Sul francobollo commemorativo di Giovanni Verga nel centenario della morte

Il francobollo commemorativo di Giovanni Verga, realizzato dall’Istituto Poligrafico dello Stato nel centenario della morte, è un evento eccezionale per la Sicilia e i cultori della sua opera. Emesso dal ministero dello sviluppo economico, esso si propone di celebrare il grande scrittore catanese scomparso il 27 gennaio del 1922. La sua riproduzione, delimitata in basso dalla stilizzazione di un libro aperto, espone il ritratto di Verga, la cui opera – ora esposta nella Casa Museo Verga – venne confezionata dal pittore Amedeo Bianchi intorno al 1913.
Era questi nato a Badia Polesine (Rovigo) nel 1882 e morto a Venezia nel 1949, quindi quasi trentenne eseguì il ritratto del celebre romanziere durante il suo soggiorno a Catania, dove ebbe modo di conoscerlo. La data è tratta da un articolo che il giornalista e scrittore Saverio Fiducia (1878-1970) pubblicò nel fascicolo V della “Rivista del Comune di Catania” (settembre-ottobre 1931). Essa può considerarsi attendibile per la fervida memoria del bibliofilo catanese e per la precisione con cui seguiva eventi e personaggi della città etnea, considerata quella in cui «fa vetta per la capacità di tramutare la storia in leggenda e la leggenda in storia».
Riguardo a Verga, Saverio Fiducia precisò che egli non aveva mai posato per ritratti, ad eccezione che davanti all’obiettivo fotografico: «È tale parve anche al Bianchi, talché quando meravigliato il pittore gliene chiese la ragione, Verga rispose: “Già … ma non lo so neppure io. Vincendo il suo riserbo, Verga accettò di posare per lui un giorno del 1913”». Sulla scelta di Verga di farsi ritrarre da Amedeo Bianchi ci fu con ogni probabilità l’intervento di Silvia Reitano, sua amica e autrice di raccolte con dedica allo scrittore.
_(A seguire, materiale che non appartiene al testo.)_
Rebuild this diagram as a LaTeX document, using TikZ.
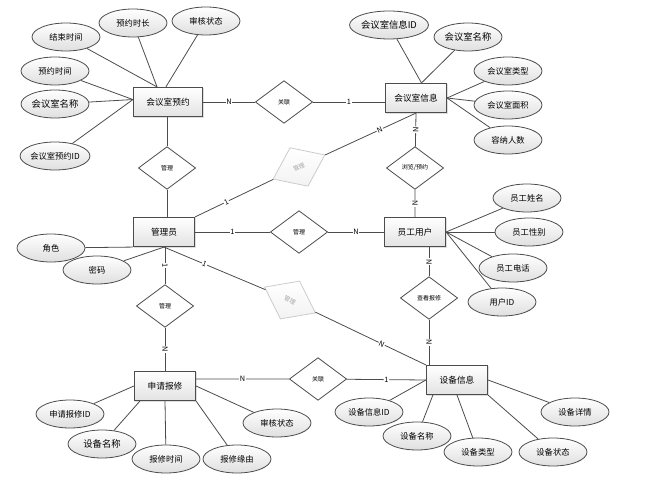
\documentclass[tikz,border=0pt]{standalone}
\usepackage{fontspec}
\setmainfont{Noto Sans CJK SC}
\usetikzlibrary{shapes.geometric,shadows}
\tikzset{
    x=0.75pt, y=-0.75pt, % one unit is one pixel of the sketch, y runs downwards
    link/.style={draw=black!70, line width=0.6pt},
    entity/.style={rectangle, draw=black!70, line width=0.6pt, minimum width=46pt, minimum height=22pt,
        inner sep=1pt, top color=white, bottom color=gray!22, font=\fontsize{6.5}{7}\selectfont,
        drop shadow={opacity=0.25, shadow xshift=0.8pt, shadow yshift=-0.8pt}},
    attrib/.style={ellipse, draw=black!70, line width=0.6pt, minimum width=51pt, minimum height=21pt,
        inner sep=0pt, top color=white, bottom color=gray!25, font=\fontsize{6.2}{7}\selectfont},
    bigattrib/.style={attrib, font=\fontsize{7}{8}\selectfont},
    relation/.style={diamond, draw=black!70, line width=0.6pt, minimum width=43pt, minimum height=32pt,
        inner sep=0pt, fill=white, font=\fontsize{4.5}{5}\selectfont},
    faded/.style={relation, draw=gray!40, top color=white, bottom color=gray!10, text=gray!70}, % the two light grey diamonds
    card/.style={fill=white, inner sep=0.5pt, sloped, font=\fontsize{5.5}{6}\selectfont},
}

\begin{document}
\begin{tikzpicture}
  \useasboundingbox (0,0) rectangle (666,488);

  % entities
  \node[entity, minimum width=52pt] (resv) at (168,102) {会议室预约};
  \node[entity] (room)   at (416,98)  {会议室信息};
  \node[entity] (admin)  at (164,232) {管理员};
  \node[entity] (staff)  at (415,232) {员工用户};
  \node[entity] (repair) at (165,386) {申请报修};
  \node[entity] (dev)    at (457,380) {设备信息};

  % relations
  \node[relation] (relA)   at (284,102) {关联};
  \node[relation] (mgrA)   at (167,168) {管理};
  \node[relation] (browse) at (415,168) {浏览/预约};
  \node[relation] (mgrB)   at (299,232) {管理};
  \node[relation] (mgrC)   at (165,306) {管理};
  \node[relation] (view)   at (429,298) {查看报修};
  \node[relation] (relB)   at (318,379) {关联};
  \node[faded, rotate=25]  (mgrD) at (299,167) {管理};
  \node[faded, rotate=-27] (mgrE) at (290,300) {管理};

  % attributes of 会议室预约
  \node[attrib]    (endT)   at (66,37)  {结束时间};
  \node[attrib]    (dur)    at (133,23) {预约时长};
  \node[attrib]    (stateA) at (206,21) {审核状态};
  \node[attrib]    (startT) at (55,71)  {预约时间};
  \node[bigattrib] (rname)  at (55,104) {会议室名称};
  \node[attrib]    (rid)    at (55,156) {会议室预约ID};
  % attributes of 会议室信息
  \node[bigattrib] (roomid)   at (389,25)  {会议室信息ID};
  \node[bigattrib] (roomname) at (468,37)  {会议室名称};
  \node[attrib]    (rtype)    at (508,71)  {会议室类型};
  \node[attrib]    (rarea)    at (508,105) {会议室面积};
  \node[attrib]    (rcap)     at (508,140) {容纳人数};
  % attributes of 员工用户
  \node[attrib] (sname)  at (527,198) {员工姓名};
  \node[attrib] (ssex)   at (529,232) {员工性别};
  \node[attrib] (sphone) at (513,268) {员工电话};
  \node[attrib] (sid)    at (502,302) {用户ID};
  % attributes of 管理员
  \node[attrib] (role) at (51,248) {角色};
  \node[attrib] (pwd)  at (97,270) {密码};
  % attributes of 申请报修
  \node[attrib]    (repid)   at (70,414)  {申请报修ID};
  \node[bigattrib] (repdev)  at (102,444) {设备名称};
  \node[attrib]    (reptime) at (166,459) {报修时间};
  \node[attrib]    (repwhy)  at (237,459) {报修缘由};
  \node[attrib]    (stateB)  at (277,423) {审核状态};
  % attributes of 设备信息
  \node[attrib] (devid)    at (369,412) {设备信息ID};
  \node[attrib] (devname)  at (417,436) {设备名称};
  \node[attrib] (devtype)  at (478,452) {设备类型};
  \node[attrib] (devstate) at (553,452) {设备状态};
  \node[attrib] (devinfo)  at (575,412) {设备详情};

  % relationships
  \draw[link] (resv) -- node[card] {N} (relA) -- node[card] {1} (room.west |- relA);
  \draw[link] (resv.south -| mgrA) -- (mgrA) -- (mgrA |- admin.north);
  \draw[link] (room.south) -- node[card] {N} (browse) -- node[card] {N} (staff.north);
  \draw[link] (admin) -- node[card] {1} (mgrB) -- node[card] {N} (staff);
  \draw[link] (admin.south -| mgrC) -- node[card] {1} (mgrC) -- node[card] {N} (repair.north -| mgrC);
  \draw[link] (staff.south -| view) -- node[card] {N} (view) -- node[card] {N} (view |- dev.north);
  \draw[link] (repair.east |- relB) -- node[card] {N} (relB) -- node[card] {1} (dev.west);
  \draw[link] (admin.north east) -- node[card, pos=.4] {1} (mgrD) -- node[card, pos=.6] {N} (room.south);
  \draw[link] (admin.south) -- node[card, pos=.4] {1} (mgrE) -- node[card, pos=.6] {N} (dev.north west);

  % attribute lines
  \path[link]
    (endT) edge (resv.126)  (dur) edge (resv.126)  (stateA) edge (resv.98)
    (startT) edge (resv.176)  (rname) edge (resv.176)  (rid) edge (resv.176)
    (roomid) edge (room.70)  (roomname) edge (room.70)
    (rtype) edge (room.east)  (rarea) edge (room.east)  (rcap) edge (room.east)
    (sname) edge (staff.east)  (ssex) edge (staff.east)  (sphone) edge (staff.east)  (sid) edge (staff.east)
    (role) edge (admin.south west)  (pwd) edge (admin.south)
    (repid) edge (repair.west)  (repdev) edge (repair.211)  (reptime) edge (repair.south)
    (repwhy) edge (repair.south east)  (stateB) edge (repair.east)
    (devid) edge (dev.west)  (devname) edge (dev.212)  (devtype) edge (dev.south)
    (devstate) edge (dev.south east)  (devinfo) edge (dev.east);
\end{tikzpicture}
\end{document}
Giovanni Garra Agosta, cultore di studi verghiani e scopritore delle foto e dei negativi impressionati dello scrittore, colloca invece il ritratto nel 1912, ma al di là della data è interessante ricordare il Verga dallo sguardo severo e fiero, rigoroso nell’abbligliamento, «in un sapiente gioco di luci e ombre che fa emergere financo la fossetta nel mento». Un immagine che emerge anche nei ritratti di Roberto Rimini e Antonino Gandolfo, l’uno a penna e l’altro ad acquarello. Il ritratto di Gandolfo, collocato intorno al 1888, è considerato da Fiducia il più espressivo per «i lineamenti spirituali, al quale un nervoso ma sicuro virgolato dà, ora un risalto scultoreo ora una vellutata delicatezza di mezze tinte». Esso è «il più somigliante» all’immagine di Verga, che proprio l’anno successivo diede alle stampe una delle sue opere più famose, il «Mastro-don Gesualdo», che insieme a «I Malavoglia» (1881) costituisce l’architrave della sua opera narrativa.